Mentre siamo in attesa del risultato della trattativa con il Dipartimento di Giustizia USA per la multa che per ora è fissata a 14 miliardi di dollari, della sentenza del processo inglese sulle manipolazioni del mercato finanziario e di altre contestazioni che qui sarebbe troppo lungo riportare, inclusa quella che riguarda la violazione dell'embargo all'Iran, un tipo di violazione che è costata a BNP Paribas una multa miliardaria, scoppia ora un'altre grana per Deutsche ed è rappresentato dall'accusa di aver compiuto un vero e proprio riciclaggio di 10 miliardi di dollari di capitali russi di non chiara provenienza e transitati per la dipendenza russa della banca e istantaneamente trasferiti alla potentissima filiale di Londra, un evento per il quale è stata chiusa l'affiliata russa e licenziati in tronco i responsabili dell'operazione incriminata. La dura reazione è in tutto ascrivibile al nuovo CEO, John Cryan, che è anche revocato i bonus di cui godevano Ackermann e due precedenti co CEO.

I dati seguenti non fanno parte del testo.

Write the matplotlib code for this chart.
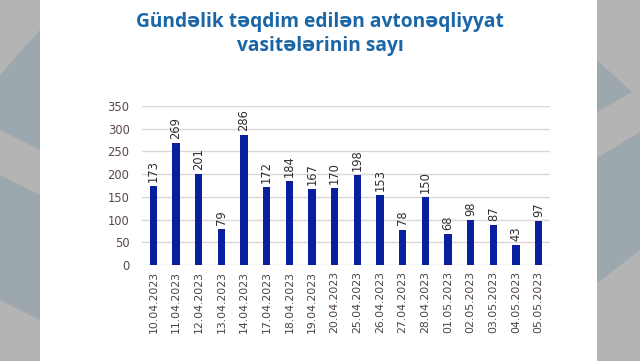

In questo scenario, è davvero risibile che i ministri del Tesoro e della Giustizia statunitense, la Presidente della Fed e i responsabili delle varie agenzie federali che si occupano delle diverse vicende legate all'operato negli USA della banca di Francoforte stiano muovendosi di concerto per eliminare Deutsche dal ricco mercato finanziario statunitense, anche perché gli estremi per giungere ad una revoca dell'esercizio del credito ci sarebbero già tutti, ma sembra che, al momento, non ve ne sia l'intenzione, così come il fatto che la richiesta di pagare per la crisi dei subprime quanto hanno già dato le banche globali statunitensi non abbia già prodotto un atto transattivo potrebbe essere legato a comportamenti accertati più gravi e forse legati a quello che si potrebbe definire l'entusiasmo del neofita, come in effetti era Deutsche nel mercato finanziario globale negli anni che vanno dal 2002 al 2006, gli anni, cioè, che precedono lo scoppio della Tempesta Perfetta.

Sento ripetere da tempo, e ve ne è traccia anche nell'ottimo servizio di Paolucci, che, allenato dei titoli tossici, per i derivati di Deutsche non vi sarebbero problemi perché il risultato netto di queste svariate di decine di migliaia di miliardi di euro di capitale nozionale sarebbe attivo per 19 miliardi, un dato certamente confortante, ma che si scontra da un lato con il potenziamento esponenziale delle funzioni aziendali preposta alla valutazione dei rischi, una divisione più che un ufficio giunto ad un organico di ben 2.200 persone, in secondo luogo con la richiesta del Governo federale USA di nominare una personalità indipendente proprio per valutare questi rischi, e, in terzo luogo, con una constatazione che sarà semplicistica e che dice che se il risultato è positivo perché non iniziare a chiudere in modo selettivo le posizioni con il duplice effetto di ridurre quell'ammontare che tanto spaventa i Governi, le opinioni pubbliche e le altre banche!